Faculty and administrators from community colleges across the state met on Monday and Tuesday in South Lake Tahoe to rethink how to address students’ basic skills needs.

California leaders in basic skills met for two days at Embassy Suites near Stateline, Nev., for the Basic Skills Summit to draft the framework of a new document that would address the recommendations of the Student Success Task Force.

Those recommendations focus on requiring students to start addressing basic skills needs in their first year and developing a system that provides students with access to basic courses in math and English. There is also a focus on students who come to the college unprepared for a college workload.



“Some of those recommendations are focused at the academically unprepared student,” Lake Tahoe Community College’s Vice President of Academic Affairs and Student Services Thomas Greene said.

Greene was one of 30 administrators and faculty who participated in the summit.



The new document will replace the 5-year-old Basic Skills as a Foundation for Student Success in California Community Colleges, a document that provided community colleges with suggestions on how to address students’ basic skills needs.

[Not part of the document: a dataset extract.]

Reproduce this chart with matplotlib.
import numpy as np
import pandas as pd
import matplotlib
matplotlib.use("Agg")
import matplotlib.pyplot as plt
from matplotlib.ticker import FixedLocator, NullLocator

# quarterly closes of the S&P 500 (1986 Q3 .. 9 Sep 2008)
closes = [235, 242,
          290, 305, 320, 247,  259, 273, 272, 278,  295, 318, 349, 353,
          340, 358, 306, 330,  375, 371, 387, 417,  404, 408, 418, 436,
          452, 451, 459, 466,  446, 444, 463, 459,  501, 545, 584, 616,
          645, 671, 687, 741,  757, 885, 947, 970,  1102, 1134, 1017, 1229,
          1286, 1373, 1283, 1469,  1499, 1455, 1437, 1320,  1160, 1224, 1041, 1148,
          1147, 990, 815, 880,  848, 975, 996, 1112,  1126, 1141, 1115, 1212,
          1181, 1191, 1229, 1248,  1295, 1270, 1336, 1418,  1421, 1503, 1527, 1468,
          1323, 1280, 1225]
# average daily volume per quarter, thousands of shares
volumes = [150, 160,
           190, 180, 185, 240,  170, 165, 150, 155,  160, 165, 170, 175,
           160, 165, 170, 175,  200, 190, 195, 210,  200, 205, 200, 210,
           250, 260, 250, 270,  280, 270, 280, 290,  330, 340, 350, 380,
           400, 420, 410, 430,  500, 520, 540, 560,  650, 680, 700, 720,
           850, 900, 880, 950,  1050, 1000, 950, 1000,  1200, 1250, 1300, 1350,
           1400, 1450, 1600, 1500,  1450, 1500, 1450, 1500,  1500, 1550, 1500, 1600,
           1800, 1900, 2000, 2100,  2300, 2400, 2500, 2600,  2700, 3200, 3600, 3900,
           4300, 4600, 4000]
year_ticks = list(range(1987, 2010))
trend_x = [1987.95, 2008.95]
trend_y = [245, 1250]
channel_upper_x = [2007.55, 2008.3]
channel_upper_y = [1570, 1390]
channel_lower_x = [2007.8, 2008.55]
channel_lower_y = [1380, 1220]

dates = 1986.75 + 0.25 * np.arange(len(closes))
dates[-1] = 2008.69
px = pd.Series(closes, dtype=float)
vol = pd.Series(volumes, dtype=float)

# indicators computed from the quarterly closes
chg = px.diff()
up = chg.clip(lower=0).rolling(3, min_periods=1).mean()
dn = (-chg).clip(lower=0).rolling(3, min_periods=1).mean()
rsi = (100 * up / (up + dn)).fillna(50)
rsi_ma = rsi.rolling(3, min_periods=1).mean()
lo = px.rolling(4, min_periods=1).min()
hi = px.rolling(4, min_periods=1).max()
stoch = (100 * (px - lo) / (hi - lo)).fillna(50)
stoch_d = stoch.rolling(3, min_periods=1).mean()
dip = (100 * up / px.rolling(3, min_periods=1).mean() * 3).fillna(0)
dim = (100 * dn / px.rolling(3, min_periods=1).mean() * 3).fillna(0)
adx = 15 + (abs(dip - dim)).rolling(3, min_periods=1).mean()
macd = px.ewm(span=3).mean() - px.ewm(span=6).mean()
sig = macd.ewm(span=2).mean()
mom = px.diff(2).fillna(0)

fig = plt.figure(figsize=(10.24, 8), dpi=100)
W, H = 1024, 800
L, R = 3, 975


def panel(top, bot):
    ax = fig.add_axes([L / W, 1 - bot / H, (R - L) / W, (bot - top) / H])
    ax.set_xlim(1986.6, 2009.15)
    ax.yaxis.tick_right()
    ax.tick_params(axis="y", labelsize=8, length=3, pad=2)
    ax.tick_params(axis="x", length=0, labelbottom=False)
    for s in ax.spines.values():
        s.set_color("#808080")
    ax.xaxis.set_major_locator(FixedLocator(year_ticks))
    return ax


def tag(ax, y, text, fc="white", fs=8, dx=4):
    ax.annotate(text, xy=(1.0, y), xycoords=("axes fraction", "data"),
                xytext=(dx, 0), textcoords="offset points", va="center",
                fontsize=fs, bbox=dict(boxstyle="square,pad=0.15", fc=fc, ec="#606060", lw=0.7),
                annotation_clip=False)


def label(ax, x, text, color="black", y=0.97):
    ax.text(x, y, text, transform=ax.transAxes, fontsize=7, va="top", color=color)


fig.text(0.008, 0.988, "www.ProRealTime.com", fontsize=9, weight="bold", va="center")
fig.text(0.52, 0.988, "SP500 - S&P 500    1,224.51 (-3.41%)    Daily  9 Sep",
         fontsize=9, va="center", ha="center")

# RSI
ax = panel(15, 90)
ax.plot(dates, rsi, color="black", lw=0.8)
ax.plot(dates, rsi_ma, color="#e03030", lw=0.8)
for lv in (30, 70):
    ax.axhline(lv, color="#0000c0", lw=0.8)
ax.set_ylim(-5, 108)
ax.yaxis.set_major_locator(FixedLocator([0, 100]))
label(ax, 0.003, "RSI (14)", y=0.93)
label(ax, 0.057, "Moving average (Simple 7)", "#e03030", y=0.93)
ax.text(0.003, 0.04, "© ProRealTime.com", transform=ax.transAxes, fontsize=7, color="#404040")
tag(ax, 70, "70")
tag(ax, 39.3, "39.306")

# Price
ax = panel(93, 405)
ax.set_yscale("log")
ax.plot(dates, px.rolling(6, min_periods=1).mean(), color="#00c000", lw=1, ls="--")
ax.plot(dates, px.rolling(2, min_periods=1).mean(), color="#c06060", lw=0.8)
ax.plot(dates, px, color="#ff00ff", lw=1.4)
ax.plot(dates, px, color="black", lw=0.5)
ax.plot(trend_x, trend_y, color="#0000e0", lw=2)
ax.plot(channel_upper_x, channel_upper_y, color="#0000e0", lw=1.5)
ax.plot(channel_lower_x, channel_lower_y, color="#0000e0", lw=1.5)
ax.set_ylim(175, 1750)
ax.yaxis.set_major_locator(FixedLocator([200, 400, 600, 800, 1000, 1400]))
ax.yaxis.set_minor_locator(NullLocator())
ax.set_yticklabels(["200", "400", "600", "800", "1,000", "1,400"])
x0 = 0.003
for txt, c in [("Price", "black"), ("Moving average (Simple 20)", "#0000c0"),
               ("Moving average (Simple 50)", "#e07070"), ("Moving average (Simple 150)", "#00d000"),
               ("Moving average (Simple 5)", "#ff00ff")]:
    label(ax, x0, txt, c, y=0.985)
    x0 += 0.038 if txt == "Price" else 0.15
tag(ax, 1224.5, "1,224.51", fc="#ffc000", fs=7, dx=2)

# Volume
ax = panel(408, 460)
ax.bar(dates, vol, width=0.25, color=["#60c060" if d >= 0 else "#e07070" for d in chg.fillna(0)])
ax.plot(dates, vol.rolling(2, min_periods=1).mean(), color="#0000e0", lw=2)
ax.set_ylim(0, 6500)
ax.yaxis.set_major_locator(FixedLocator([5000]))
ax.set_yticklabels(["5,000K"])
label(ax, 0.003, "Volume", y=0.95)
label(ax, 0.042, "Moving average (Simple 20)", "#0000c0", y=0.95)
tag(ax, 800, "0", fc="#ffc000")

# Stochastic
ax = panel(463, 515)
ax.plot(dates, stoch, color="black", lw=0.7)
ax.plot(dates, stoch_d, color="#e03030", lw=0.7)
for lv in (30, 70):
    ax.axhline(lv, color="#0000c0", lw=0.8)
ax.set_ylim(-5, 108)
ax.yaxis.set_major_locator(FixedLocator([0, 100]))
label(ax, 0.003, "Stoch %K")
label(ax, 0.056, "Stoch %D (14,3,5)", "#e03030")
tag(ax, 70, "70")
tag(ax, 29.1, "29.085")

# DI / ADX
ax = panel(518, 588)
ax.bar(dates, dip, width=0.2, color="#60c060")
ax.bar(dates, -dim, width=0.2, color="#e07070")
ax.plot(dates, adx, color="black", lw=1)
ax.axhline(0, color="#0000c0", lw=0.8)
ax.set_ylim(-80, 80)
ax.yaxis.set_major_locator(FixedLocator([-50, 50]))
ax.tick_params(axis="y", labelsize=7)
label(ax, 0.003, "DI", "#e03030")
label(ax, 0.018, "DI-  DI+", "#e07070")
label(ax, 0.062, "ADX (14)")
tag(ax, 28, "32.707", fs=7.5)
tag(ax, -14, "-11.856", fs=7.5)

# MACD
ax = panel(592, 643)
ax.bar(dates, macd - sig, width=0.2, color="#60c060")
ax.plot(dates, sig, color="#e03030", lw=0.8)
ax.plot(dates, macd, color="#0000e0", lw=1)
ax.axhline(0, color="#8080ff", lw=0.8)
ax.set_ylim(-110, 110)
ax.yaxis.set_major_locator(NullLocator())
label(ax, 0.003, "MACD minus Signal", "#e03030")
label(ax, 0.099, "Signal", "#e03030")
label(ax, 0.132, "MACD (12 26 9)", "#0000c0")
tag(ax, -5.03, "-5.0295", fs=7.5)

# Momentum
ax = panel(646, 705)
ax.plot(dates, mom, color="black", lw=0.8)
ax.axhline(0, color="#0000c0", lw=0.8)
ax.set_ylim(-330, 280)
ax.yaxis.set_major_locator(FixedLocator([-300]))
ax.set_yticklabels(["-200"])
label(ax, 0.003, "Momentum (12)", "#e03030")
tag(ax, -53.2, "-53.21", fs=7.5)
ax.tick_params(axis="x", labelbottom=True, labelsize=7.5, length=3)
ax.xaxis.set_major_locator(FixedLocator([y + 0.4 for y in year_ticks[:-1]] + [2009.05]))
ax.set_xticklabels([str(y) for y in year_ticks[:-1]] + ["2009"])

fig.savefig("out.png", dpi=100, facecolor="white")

According to a SSTF release, the proposed document will review the data from the past five years regarding basic skills success rates and funding as well as look at what needs to be done to develop the work.

“The conversation is going well. Progress has been made in looking at the former document and finding out what’s needed. We hope that the outcome for both California and the Lake Tahoe Community College is to continue to support the work of academic success” Greene said on Tuesday.